Can the Subaltern Speak
“Can the Subaltern Speak?” critically deals with an array of western writers starting from Marx to Foucault, Deleuze and Derrida. The basic claim and opening statement of “Can the Subaltern Speak?” is that western academic thinking is produced in order to support western economic interests. Spivak holds that knowledge is never innocent and that it expresses the interests of its producers. For Spivak knowledge is like any other commodity that is exported from the west to the third world for financial and other types of gain.
Spivak is wondering how the third world subject can be studied without cooperation with the colonial project. Spivak points to the fact that research is in a way always colonial. In defining the “other”, the “over there” subject as the object of study and as something that knowledge should be extracted from and brought back “here”. Basically we’re talking about white men speaking to white men about colored men/women. When Spivak examines the validity of the western representation of the other, she proposes that the discursive institutions which regulate writing about the other are shut off to postcolonial or feminist scrutiny.
This limitation, Spivak holds, is due to the fact that critical thinking about the “other” tends to articulate its relation to the other with the hegemonic vocabulary. This is similar to feminist writers which abide by the patriarchic rules for academic writing.
In the following parts of “Can the Subaltern Speak?” Spivak is criticizing different critical writers and then moves on to the example of the Indian “Sati” practice.
In “Can the Subaltern Speak?” Gayatri Spivak is criticizing the intellectual west’s “desire for subjectivity”. Spibak claims that “research” or “knowledge” have served as a prime justification for the conquest of other cultures and their enslavement, as part of the European colonial project. The western scholar authoritatively presented himself and his produced knowledge about the other culture as objective. He presented himself is without interests, and scientific, ethical and accurate. This is, for Spivak, very much not the real case for the opening statement of “Can the Subaltern Speak?” is that knowledge about the third world was always tainted with the political and economical interests of the west.

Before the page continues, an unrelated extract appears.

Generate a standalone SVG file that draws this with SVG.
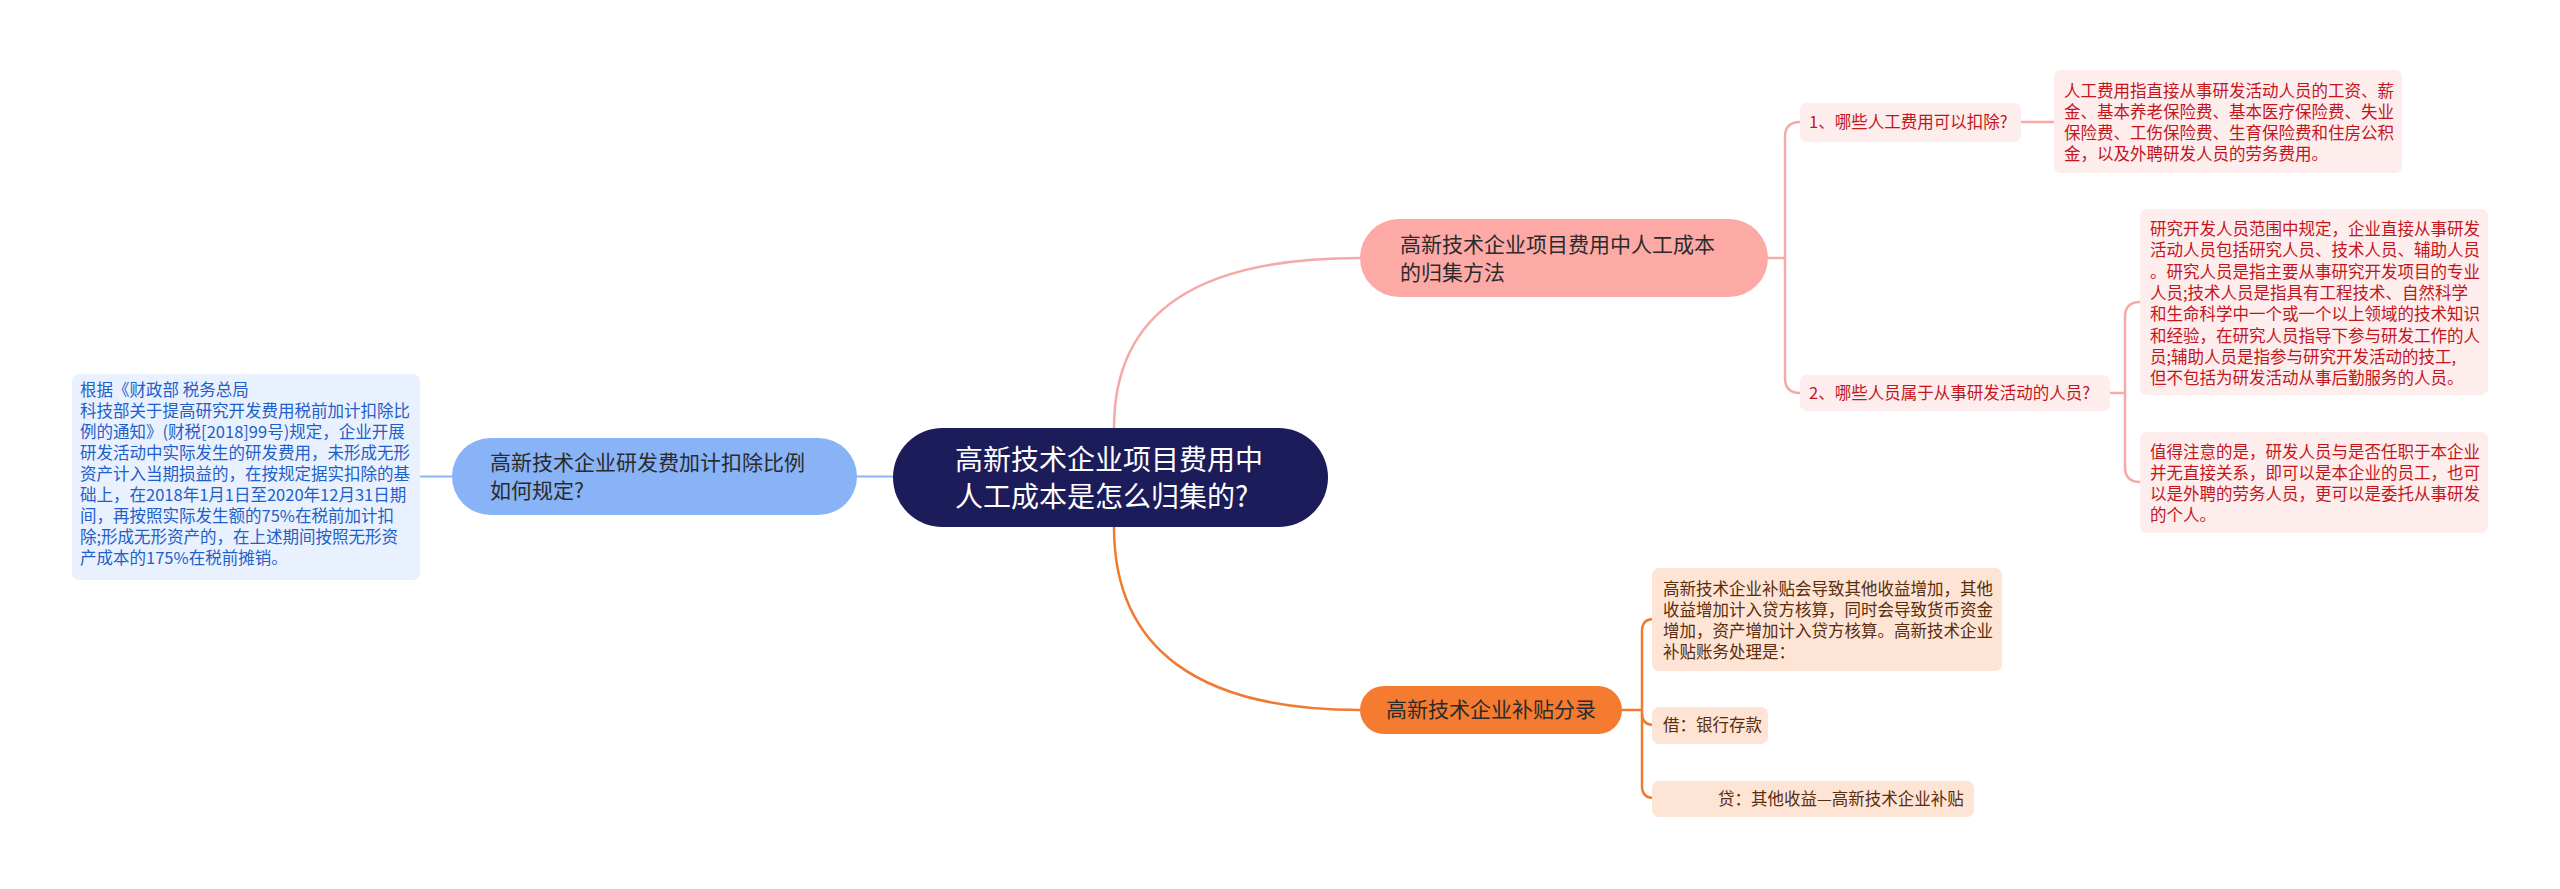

Spivak points to the fact that the west is talking to itself, and in its own language, about the other. Like other commodities, data or raw material (ethnographical ,for example) is harvested in the third world country and taken back to the west, to be produced and sold for the benefit of the western readers and especially the western writer. Spivak wonders if under these conditions it can be possible for the west to speak about the non-west without sustaining the colonial discourse.
Spivak is hardly impressed with western efforts to speak for the other or try to “present his own voice”. She believes that the west is obsessed with preserving itself as subject, and that any discourse is eventually about the discoursing agents themselves. Spivak is opposed to the western attempt to situate itself as investigating subject that is opposed to the investigated non-western object. Spivak’s answer to “Can the Subaltern Speak?” is no, they cannot, not when the western academic field is unable to relate to the other with anything other than its own paradigm.